▶ RAW DATA:
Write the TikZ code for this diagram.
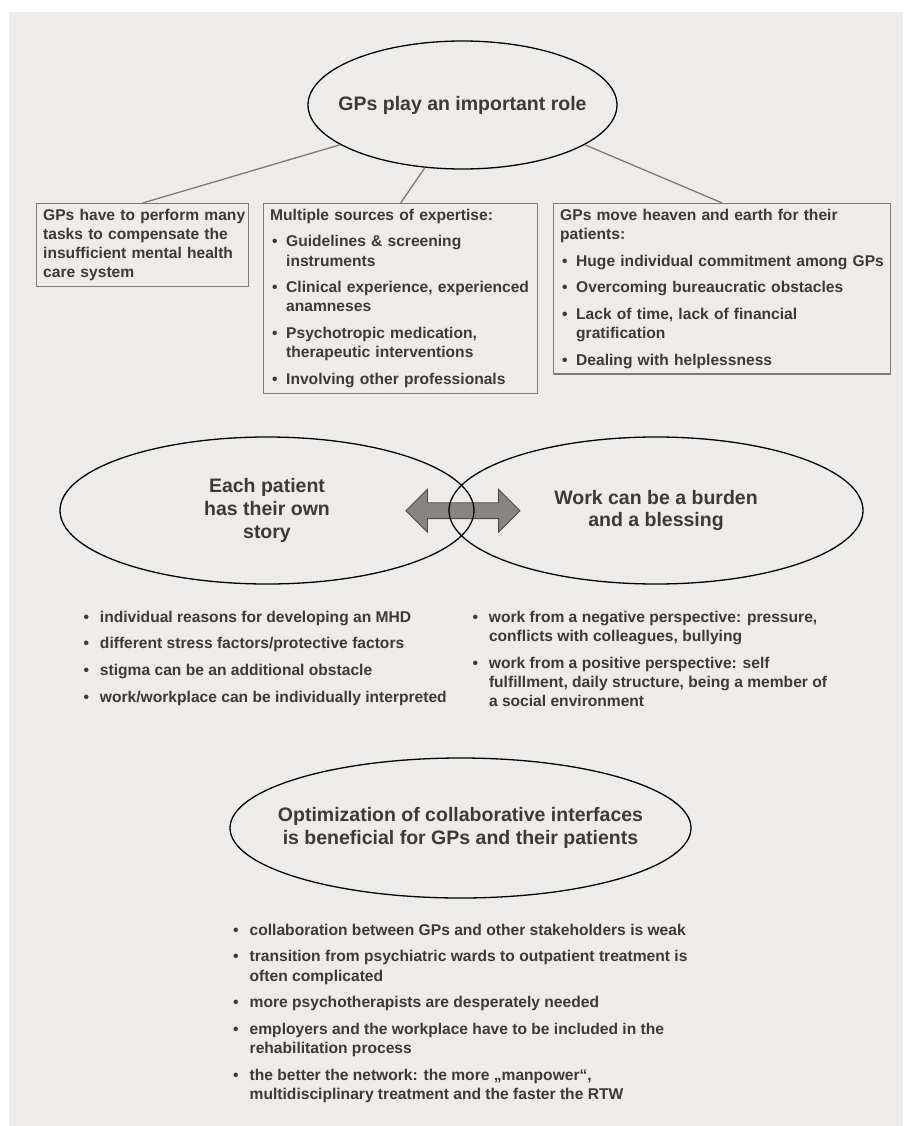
\documentclass[tikz,border=0pt]{standalone}
\usepackage{fontspec}
\setmainfont{Liberation Sans}
\usetikzlibrary{shapes.geometric}
\usetikzlibrary{shapes.arrows}

\definecolor{paper}{RGB}{237,236,234}
\definecolor{ink}{RGB}{62,56,56}
\definecolor{frame}{RGB}{125,122,120}
\definecolor{shaft}{RGB}{138,132,128}

\newcommand{\bul}[1][16pt]{\makebox[#1][l]{\hspace{2pt}\textbullet}}

\tikzset{
  theme/.style={ellipse, draw=black, line width=1.3pt, inner xsep=-60pt, inner ysep=0pt,
    align=center, text=ink, font=\bfseries\fontsize{19.5}{22.7}\selectfont},
  card/.style={draw=frame, line width=1.4pt, anchor=north west, inner xsep=6.5pt,
    inner ysep=3pt, text=ink, font=\bfseries\fontsize{15.6}{19.2}\selectfont},
  list/.style={anchor=north west, inner sep=0pt, text=ink,
    font=\bfseries\fontsize{15.6}{19.2}\selectfont},
  link/.style={draw=frame, line width=1.3pt},
  dblarrow/.style={double arrow, draw=black!70, fill=shaft, line width=0.8pt, inner sep=0pt,
    text height=7.5pt, text depth=7.5pt, minimum height=114pt, double arrow head extend=13.5pt}
}

\begin{document}
\begin{tikzpicture}[x=1pt,y=-1pt]
\useasboundingbox (0,0) rectangle (903,1126);
\fill[paper] (9,12) rectangle (903,1126);

% first theme
\node[theme, minimum width=309pt, minimum height=128pt] (role) at (462.5,105) {GPs play an important role};
\node[card, text width=199pt] (tasks) at (36,203) {\begin{tabular}{@{}l@{}}
GPs have to perform many\\
tasks to compensate the\\
insufficient mental health\\
care system
\end{tabular}};
\node[card, text width=261pt] (sources) at (263,203) {\begin{tabular}{@{}l@{}l@{}}
\multicolumn{2}{@{}l@{}}{Multiple sources of expertise:}\\[7.5pt]
\bul & Guidelines \& screening\\
     & instruments\\[7.5pt]
\bul & Clinical experience, experienced\\
     & anamneses\\[7.5pt]
\bul & Psychotropic medication,\\
     & therapeutic interventions\\[7.5pt]
\bul & Involving other professionals
\end{tabular}};
\node[card, text width=324pt] (heaven) at (553,203) {\begin{tabular}{@{}l@{}l@{}}
\multicolumn{2}{@{}l@{}}{GPs move heaven and earth for their}\\
\multicolumn{2}{@{}l@{}}{patients:}\\[7.5pt]
\bul & Huge individual commitment among GPs\\[7.5pt]
\bul & Overcoming bureaucratic obstacles\\[7.5pt]
\bul & Lack of time, lack of financial\\
     & gratification\\[7.5pt]
\bul & Dealing with helplessness
\end{tabular}};
\draw[link] (role.198) -- (tasks.north);
\draw[link] (role.239) -- (sources.north);
\draw[link] (role.342) -- (heaven.north);

% second theme
\node[dblarrow] (swap) at (463,510.7) {};
\node[theme, minimum width=414pt, minimum height=147pt] (story) at (267,510.5) {Each patient\\has their own\\story};
\node[theme, minimum width=414pt, minimum height=147pt] (burden) at (656,510.5) {Work can be a burden\\and a blessing};
\node[list] (storylist) at (81.3,608.5) {\begin{tabular}{@{}l@{}l@{}}
\bul[18.5pt] & individual reasons for developing an MHD\\[7.5pt]
\bul[18.5pt] & different stress factors/protective factors\\[7.5pt]
\bul[18.5pt] & stigma can be an additional obstacle\\[7.5pt]
\bul[18.5pt] & work/workplace can be individually interpreted
\end{tabular}};
\node[list] (burdenlist) at (470.3,608.5) {\begin{tabular}{@{}l@{}l@{}}
\bul[18.5pt] & work from a negative perspective: pressure,\\
             & conflicts with colleagues, bullying\\[7.5pt]
\bul[18.5pt] & work from a positive perspective: self\\
             & fulfillment, daily structure, being a member of\\
             & a social environment
\end{tabular}};

% third theme
\node[theme, minimum width=461pt, minimum height=140pt] (optim) at (460.5,828) {Optimization of collaborative interfaces\\is beneficial for GPs and their patients};
\node[list] (optimlist) at (231,921.5) {\begin{tabular}{@{}l@{}l@{}}
\bul[18.5pt] & collaboration between GPs and other stakeholders is weak\\[7.5pt]
\bul[18.5pt] & transition from psychiatric wards to outpatient treatment is\\
             & often complicated\\[7.5pt]
\bul[18.5pt] & more psychotherapists are desperately needed\\[7.5pt]
\bul[18.5pt] & employers and the workplace have to be included in the\\
             & rehabilitation process\\[7.5pt]
\bul[18.5pt] & the better the network: the more „manpower“,\\
             & multidisciplinary treatment and the faster the RTW
\end{tabular}};
\end{tikzpicture}
\end{document}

▶ GIVEN PROBLEM:
Omit every picture, then repeat the remaining data exactly as it appears above.

▶ EXPECTED OUTPUT:
Write the TikZ code for this diagram.
\documentclass[tikz,border=0pt]{standalone}
\usepackage{fontspec}
\setmainfont{Liberation Sans}
\usetikzlibrary{shapes.geometric}
\usetikzlibrary{shapes.arrows}

\definecolor{paper}{RGB}{237,236,234}
\definecolor{ink}{RGB}{62,56,56}
\definecolor{frame}{RGB}{125,122,120}
\definecolor{shaft}{RGB}{138,132,128}

\newcommand{\bul}[1][16pt]{\makebox[#1][l]{\hspace{2pt}\textbullet}}

\tikzset{
  theme/.style={ellipse, draw=black, line width=1.3pt, inner xsep=-60pt, inner ysep=0pt,
    align=center, text=ink, font=\bfseries\fontsize{19.5}{22.7}\selectfont},
  card/.style={draw=frame, line width=1.4pt, anchor=north west, inner xsep=6.5pt,
    inner ysep=3pt, text=ink, font=\bfseries\fontsize{15.6}{19.2}\selectfont},
  list/.style={anchor=north west, inner sep=0pt, text=ink,
    font=\bfseries\fontsize{15.6}{19.2}\selectfont},
  link/.style={draw=frame, line width=1.3pt},
  dblarrow/.style={double arrow, draw=black!70, fill=shaft, line width=0.8pt, inner sep=0pt,
    text height=7.5pt, text depth=7.5pt, minimum height=114pt, double arrow head extend=13.5pt}
}

\begin{document}
\begin{tikzpicture}[x=1pt,y=-1pt]
\useasboundingbox (0,0) rectangle (903,1126);
\fill[paper] (9,12) rectangle (903,1126);

% first theme
\node[theme, minimum width=309pt, minimum height=128pt] (role) at (462.5,105) {GPs play an important role};
\node[card, text width=199pt] (tasks) at (36,203) {\begin{tabular}{@{}l@{}}
GPs have to perform many\\
tasks to compensate the\\
insufficient mental health\\
care system
\end{tabular}};
\node[card, text width=261pt] (sources) at (263,203) {\begin{tabular}{@{}l@{}l@{}}
\multicolumn{2}{@{}l@{}}{Multiple sources of expertise:}\\[7.5pt]
\bul & Guidelines \& screening\\
     & instruments\\[7.5pt]
\bul & Clinical experience, experienced\\
     & anamneses\\[7.5pt]
\bul & Psychotropic medication,\\
     & therapeutic interventions\\[7.5pt]
\bul & Involving other professionals
\end{tabular}};
\node[card, text width=324pt] (heaven) at (553,203) {\begin{tabular}{@{}l@{}l@{}}
\multicolumn{2}{@{}l@{}}{GPs move heaven and earth for their}\\
\multicolumn{2}{@{}l@{}}{patients:}\\[7.5pt]
\bul & Huge individual commitment among GPs\\[7.5pt]
\bul & Overcoming bureaucratic obstacles\\[7.5pt]
\bul & Lack of time, lack of financial\\
     & gratification\\[7.5pt]
\bul & Dealing with helplessness
\end{tabular}};
\draw[link] (role.198) -- (tasks.north);
\draw[link] (role.239) -- (sources.north);
\draw[link] (role.342) -- (heaven.north);

% second theme
\node[dblarrow] (swap) at (463,510.7) {};
\node[theme, minimum width=414pt, minimum height=147pt] (story) at (267,510.5) {Each patient\\has their own\\story};
\node[theme, minimum width=414pt, minimum height=147pt] (burden) at (656,510.5) {Work can be a burden\\and a blessing};
\node[list] (storylist) at (81.3,608.5) {\begin{tabular}{@{}l@{}l@{}}
\bul[18.5pt] & individual reasons for developing an MHD\\[7.5pt]
\bul[18.5pt] & different stress factors/protective factors\\[7.5pt]
\bul[18.5pt] & stigma can be an additional obstacle\\[7.5pt]
\bul[18.5pt] & work/workplace can be individually interpreted
\end{tabular}};
\node[list] (burdenlist) at (470.3,608.5) {\begin{tabular}{@{}l@{}l@{}}
\bul[18.5pt] & work from a negative perspective: pressure,\\
             & conflicts with colleagues, bullying\\[7.5pt]
\bul[18.5pt] & work from a positive perspective: self\\
             & fulfillment, daily structure, being a member of\\
             & a social environment
\end{tabular}};

% third theme
\node[theme, minimum width=461pt, minimum height=140pt] (optim) at (460.5,828) {Optimization of collaborative interfaces\\is beneficial for GPs and their patients};
\node[list] (optimlist) at (231,921.5) {\begin{tabular}{@{}l@{}l@{}}
\bul[18.5pt] & collaboration between GPs and other stakeholders is weak\\[7.5pt]
\bul[18.5pt] & transition from psychiatric wards to outpatient treatment is\\
             & often complicated\\[7.5pt]
\bul[18.5pt] & more psychotherapists are desperately needed\\[7.5pt]
\bul[18.5pt] & employers and the workplace have to be included in the\\
             & rehabilitation process\\[7.5pt]
\bul[18.5pt] & the better the network: the more „manpower“,\\
             & multidisciplinary treatment and the faster the RTW
\end{tabular}};
\end{tikzpicture}
\end{document}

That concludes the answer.